OBJECTIVE:
Return, without pictures, the lines from the start of the data through the one that contains "x_vals = list(range(0, 101))".

SOURCE DATA:
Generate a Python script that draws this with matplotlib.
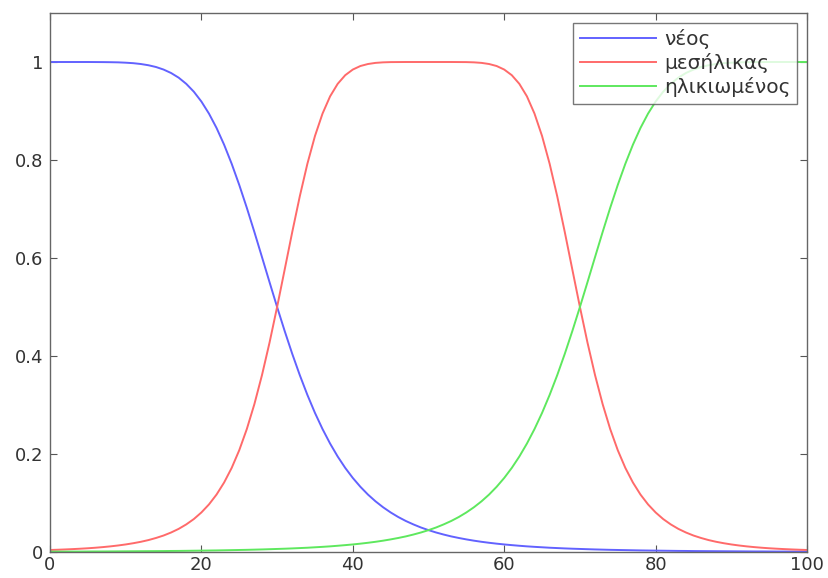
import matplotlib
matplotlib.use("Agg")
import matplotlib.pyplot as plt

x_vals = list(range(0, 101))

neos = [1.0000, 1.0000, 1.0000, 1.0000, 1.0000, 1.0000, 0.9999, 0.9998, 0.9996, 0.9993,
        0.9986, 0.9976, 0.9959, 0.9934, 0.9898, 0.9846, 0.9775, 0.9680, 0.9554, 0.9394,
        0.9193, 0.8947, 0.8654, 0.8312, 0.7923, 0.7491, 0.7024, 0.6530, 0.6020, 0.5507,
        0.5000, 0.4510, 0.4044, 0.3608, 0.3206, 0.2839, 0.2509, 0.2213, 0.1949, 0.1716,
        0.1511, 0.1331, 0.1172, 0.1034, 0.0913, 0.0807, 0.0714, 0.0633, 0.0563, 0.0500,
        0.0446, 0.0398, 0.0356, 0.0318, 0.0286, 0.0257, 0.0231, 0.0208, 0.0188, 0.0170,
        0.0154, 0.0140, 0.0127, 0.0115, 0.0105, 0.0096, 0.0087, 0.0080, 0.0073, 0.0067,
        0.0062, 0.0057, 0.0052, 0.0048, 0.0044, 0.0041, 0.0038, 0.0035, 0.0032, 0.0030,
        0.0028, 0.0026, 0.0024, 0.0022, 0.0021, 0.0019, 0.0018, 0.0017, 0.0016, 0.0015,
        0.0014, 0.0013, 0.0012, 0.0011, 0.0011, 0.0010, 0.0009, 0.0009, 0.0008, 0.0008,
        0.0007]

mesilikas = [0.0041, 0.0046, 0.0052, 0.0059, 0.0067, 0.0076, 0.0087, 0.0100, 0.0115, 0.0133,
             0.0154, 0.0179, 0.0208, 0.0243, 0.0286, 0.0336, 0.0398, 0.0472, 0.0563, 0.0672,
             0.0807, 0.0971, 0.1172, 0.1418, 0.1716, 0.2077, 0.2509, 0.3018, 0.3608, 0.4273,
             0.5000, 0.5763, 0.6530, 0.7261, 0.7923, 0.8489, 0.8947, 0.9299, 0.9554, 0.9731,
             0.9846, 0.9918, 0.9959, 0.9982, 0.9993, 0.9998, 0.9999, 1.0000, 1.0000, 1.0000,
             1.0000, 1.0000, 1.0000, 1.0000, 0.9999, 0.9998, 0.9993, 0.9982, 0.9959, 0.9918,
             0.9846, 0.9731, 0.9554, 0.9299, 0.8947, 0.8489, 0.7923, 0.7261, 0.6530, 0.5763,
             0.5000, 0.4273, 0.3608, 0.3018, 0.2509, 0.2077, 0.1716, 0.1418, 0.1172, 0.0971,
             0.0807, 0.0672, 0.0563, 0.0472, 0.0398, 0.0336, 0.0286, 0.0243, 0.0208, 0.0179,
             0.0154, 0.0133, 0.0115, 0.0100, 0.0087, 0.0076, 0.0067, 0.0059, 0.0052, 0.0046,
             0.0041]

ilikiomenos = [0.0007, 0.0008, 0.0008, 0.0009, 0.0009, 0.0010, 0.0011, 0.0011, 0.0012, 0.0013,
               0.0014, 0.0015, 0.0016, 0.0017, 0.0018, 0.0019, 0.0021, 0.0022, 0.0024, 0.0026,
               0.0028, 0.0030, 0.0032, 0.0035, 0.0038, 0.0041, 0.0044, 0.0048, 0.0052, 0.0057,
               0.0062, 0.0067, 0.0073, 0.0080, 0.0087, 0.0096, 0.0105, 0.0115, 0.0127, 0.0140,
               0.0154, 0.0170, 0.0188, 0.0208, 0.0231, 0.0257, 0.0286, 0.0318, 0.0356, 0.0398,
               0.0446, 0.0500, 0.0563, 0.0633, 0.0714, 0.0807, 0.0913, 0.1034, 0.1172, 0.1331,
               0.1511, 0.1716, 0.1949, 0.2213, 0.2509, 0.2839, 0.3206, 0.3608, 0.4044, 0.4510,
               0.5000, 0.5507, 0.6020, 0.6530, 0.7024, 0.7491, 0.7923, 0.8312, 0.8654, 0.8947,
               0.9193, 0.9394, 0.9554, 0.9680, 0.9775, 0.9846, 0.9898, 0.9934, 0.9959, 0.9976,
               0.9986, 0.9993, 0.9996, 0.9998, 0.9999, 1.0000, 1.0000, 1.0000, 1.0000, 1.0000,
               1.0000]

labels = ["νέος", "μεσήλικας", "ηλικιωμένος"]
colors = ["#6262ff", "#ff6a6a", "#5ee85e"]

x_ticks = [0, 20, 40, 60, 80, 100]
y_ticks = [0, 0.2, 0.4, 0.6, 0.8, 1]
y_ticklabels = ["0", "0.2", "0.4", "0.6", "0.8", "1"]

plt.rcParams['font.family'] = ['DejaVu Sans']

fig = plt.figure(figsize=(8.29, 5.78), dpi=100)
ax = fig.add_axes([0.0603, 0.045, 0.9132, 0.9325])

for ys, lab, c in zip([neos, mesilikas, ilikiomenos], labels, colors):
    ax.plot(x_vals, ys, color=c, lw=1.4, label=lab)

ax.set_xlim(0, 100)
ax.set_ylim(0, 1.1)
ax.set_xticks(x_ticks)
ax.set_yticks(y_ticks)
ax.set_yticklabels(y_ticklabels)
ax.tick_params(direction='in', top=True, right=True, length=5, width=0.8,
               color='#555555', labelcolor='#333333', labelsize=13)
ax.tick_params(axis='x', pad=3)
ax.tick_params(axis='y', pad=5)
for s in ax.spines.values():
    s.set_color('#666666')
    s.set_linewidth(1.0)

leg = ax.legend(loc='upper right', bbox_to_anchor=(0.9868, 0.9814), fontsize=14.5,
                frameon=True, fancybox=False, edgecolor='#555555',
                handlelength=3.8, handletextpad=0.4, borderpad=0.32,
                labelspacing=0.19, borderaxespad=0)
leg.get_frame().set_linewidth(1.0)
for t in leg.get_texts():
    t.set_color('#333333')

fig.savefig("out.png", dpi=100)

WORKED ANSWER:
Generate a Python script that draws this with matplotlib.
import matplotlib
matplotlib.use("Agg")
import matplotlib.pyplot as plt

x_vals = list(range(0, 101))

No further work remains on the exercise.